Interesting article, thanks for sharing.

Seth is a special case in his field. He works in a very creative discipline but frequently defers to logic. So I'm guessing there are many aspects of the average marketing day-to-day that would drive him absolutely nuts.

> Better to share our feelings than to pretend we have an argument to make.

Better to share? Is one even allowed to share these feeling things without some cover? Tech communities for example generally respond rather poorly to the sharing of feelings in isolation.

Feelings are thus typically voiceless by default in many tech communities. They happen behind the scenes via anonymous voting systems, off-channel community chat, etc.

Further, feelings don't really care what the definition of an argument really is. That's how they work. Feelings aren't the same as logic. But this doesn't mean that feelings are bad. In many cases, if not most cases, they are extremely useful to monitor.

Feelings also start arguments all the time--you can even say that part of the point of feelings is that they don't agree about what constitutes a proper argument, fair argument, etc.

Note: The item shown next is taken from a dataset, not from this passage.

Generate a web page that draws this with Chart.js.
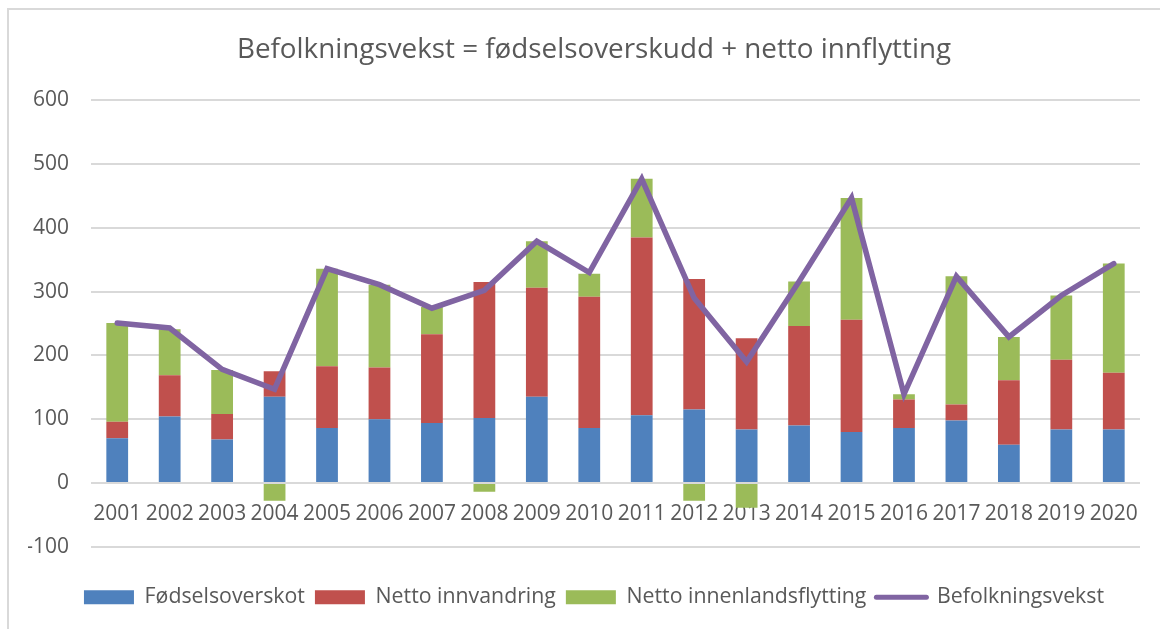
<!DOCTYPE html>
<html>
<head>
<meta charset="utf-8">
<script src="https://cdn.jsdelivr.net/npm/chart.js@4/dist/chart.umd.min.js"></script>
<style>
  html, body { margin: 0; padding: 0; background: #ffffff; }
  #wrap { position: relative; width: 1160px; height: 629px; overflow: hidden; }
  #frame { position: absolute; left: 7px; top: 8px; width: 1200px; height: 700px; border: 2px solid #d9d9d9; box-sizing: border-box; pointer-events: none; }
  canvas { position: absolute; left: 0; top: 0; }
</style>
</head>
<body>
<div id="wrap">
  <canvas id="c" width="1160" height="629"></canvas>
  <div id="frame"></div>
</div>
<script>
const years = ['2001','2002','2003','2004','2005','2006','2007','2008','2009','2010','2011','2012','2013','2014','2015','2016','2017','2018','2019','2020'];
const fodselsoverskot = [70,104,68,135,86,100,94,102,135,86,106,115,84,90,80,86,98,60,84,84];
const nettoInnvandring = [26,65,40,40,97,81,139,213,171,206,279,205,143,156,176,45,25,101,109,89];
const nettoInnenlands = [155,72,69,-28,153,130,43,-14,73,36,92,-28,-39,70,191,8,201,68,101,171];
const befolkningsvekst = [251,243,178,147,336,311,274,302,379,330,477,290,190,316,447,139,324,229,294,344];
const yTicks = [-100,0,100,200,300,400,500,600];

const FONT = '"Open Sans", "DejaVu Sans", sans-serif';
const TXT = '#595959';

new Chart(document.getElementById('c'), {
  type: 'bar',
  data: {
    labels: years,
    datasets: [
      { type: 'line', label: 'Befolkningsvekst', data: befolkningsvekst, borderColor: '#8064a2', backgroundColor: '#8064a2',
        borderWidth: 5.5, pointRadius: 0, pointHoverRadius: 0, tension: 0, stack: 'line', order: 0, borderCapStyle: 'round' },
      { label: 'Fødselsoverskot', data: fodselsoverskot, backgroundColor: '#4f81bd', stack: 's', order: 1 },
      { label: 'Netto innvandring', data: nettoInnvandring, backgroundColor: '#c0504d', stack: 's', order: 1 },
      { label: 'Netto innenlandsflytting', data: nettoInnenlands, backgroundColor: '#9bbb59', stack: 's', order: 1 }
    ]
  },
  options: {
    responsive: false,
    animation: false,
    devicePixelRatio: 1,
    layout: { padding: { left: 28, right: 0, top: 0, bottom: 11 } },
    datasets: { bar: { categoryPercentage: 1.0, barPercentage: 0.415 } },
    scales: {
      x: {
        stacked: true,
        position: { y: 0 },
        grid: { display: false, drawTicks: false },
        border: { display: false },
        ticks: { color: TXT, font: { family: FONT, size: 21 }, padding: 18, autoSkip: false, maxRotation: 0, minRotation: 0 }
      },
      xpad: {
        type: 'category', axis: 'x', position: 'bottom', labels: years,
        grid: { display: false, drawTicks: false }, border: { display: false },
        ticks: { display: false },
        afterFit: (s) => { s.height = 30; }
      },
      y: {
        stacked: true,
        min: -100, max: 600,
        afterBuildTicks: (s) => { s.ticks = yTicks.map(v => ({ value: v })); },
        afterFit: (s) => { s.width = 63; },
        grid: { color: '#d9d9d9', lineWidth: 2, drawTicks: false },
        border: { display: false },
        ticks: { color: TXT, font: { family: FONT, size: 21 }, padding: 22 }
      },
      ypad: {
        type: 'linear', axis: 'y', position: 'right', min: 0, max: 1,
        grid: { display: false, drawTicks: false }, border: { display: false },
        ticks: { display: false },
        afterFit: (s) => { s.width = 20; }
      }
    },
    plugins: {
      title: {
        display: true,
        text: 'Befolkningsvekst = fødselsoverskudd + netto innflytting',
        color: TXT,
        font: { family: FONT, size: 27.8, weight: 'normal' },
        padding: { top: 33, bottom: 34 }
      },
      legend: {
        position: 'bottom',
        labels: {
          color: TXT,
          font: { family: FONT, size: 21.3 },
          usePointStyle: true,
          pointStyleWidth: 50,
          boxHeight: 14,
          padding: 10,
          generateLabels: (chart) => {
            const items = Chart.defaults.plugins.legend.labels.generateLabels(chart);
            items.forEach(it => {
              const ds = chart.data.datasets[it.datasetIndex];
              if (ds.type === 'line') {
                it.pointStyle = 'line'; it.lineWidth = 5; it.strokeStyle = ds.borderColor; it.lineCap = 'round';
              } else {
                it.pointStyle = 'rect'; it.lineWidth = 0;
              }
            });
            const line = items.shift();
            items.push(line);
            return items;
          }
        }
      },
      tooltip: { enabled: false }
    }
  }
});
</script>
</body>
</html>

IMO one of the best ways to get _more_ of the feelings you _don't_ want is to make logical arguments against them.

There are, however, extremely logical forms of feeling which can be used to deal with shallower and less appropriate forms of expression. Knowing & using such can be really wise.

And inappropriate expression is often what people really hate, when they feel hatred for feelings.

> An argument might be flawed because it relies on facts that aren’t in evidence.

And when someone hasn't developed the skill to perceive quality in logic at the level of other logical thinkers (regardless of the objective validity of their personal perceptions--this is important), they are often left with the impression that inappropriate expression is their only fallback.

This, conversely, can make an argument from logic completely unreliable, putting situations at loggerheads and supporting the perception of false dichotomies (feelings vs. logic).


But typed logic would allow for automated linting / token appreciation!